Well, like I said before, you can't have it both ways.
You simply cannot have all these things exist simultaneously:1. Permanence of families.
2. Permanent reachability of player-built areas.
3. Lots of variability in terms of which "tech era" you are born into in each life.
4. Towns close enough together to allow interaction.
1. Do we need permanence of families? Why not marriages as a way of creating an evolving history of families? In an open-ended world, if marriage offered some benefit to the families, it wouldn't take long before an Eve-family sought out others.
2. and 4. Roads. More flat rocks + less griefing = more roads. Pre-Rift there was a time when people didn't consider it wise to connect their towns because of the vulnerability to war, but the peace mechanism just might have fixed that.
3. The open-ended worlds had this.
It seems to me that the two main problems with the pre-Rift worlds were:
- People wanting to play Eve sometimes caused a player drought, and old families died out. The Rift fixed this but only because it removes the ability to play Eve except in certain windows.
- There was never truly a lack of resources, since you could always get more by horse or car. But even in the Rift, the concept of lack seems a bit artificial since it is direct result of the Rift, and when it happens, there is no way to overcome it. When it happens, there's no reason in struggling to help your town survive, because you know the Apocalypse is imminent anyway.
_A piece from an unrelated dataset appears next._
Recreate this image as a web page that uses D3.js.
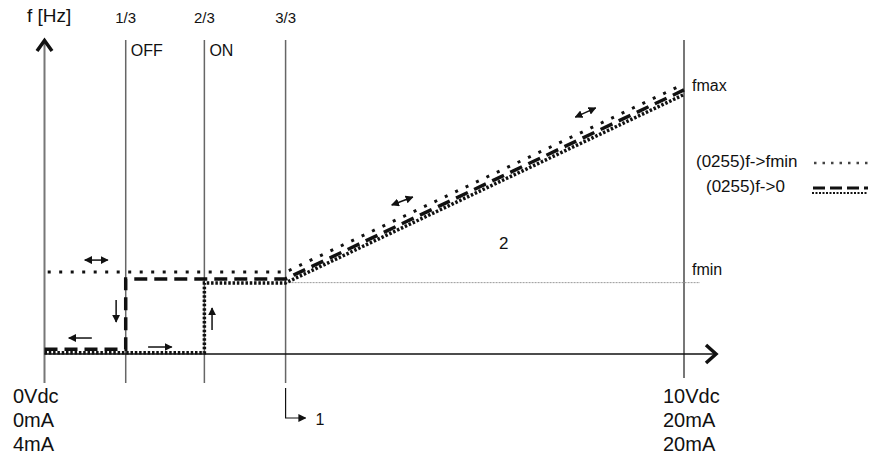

In an open-ended pre-Rift world with seasons, the goal itself could be struggling through the time of lack, and the sense of achievement could come from whether or not the family succeeded.
Well we only need more Eves because the end condition is based on number of families, which is a weird condition if you think about it.
I agree. Can we have marriages soon? A wedding could include two people (from different, peaceful families?) both saying (or writing on a document, with the aid of two elders perhaps) "I am <new last name>", and thus a new family could be created.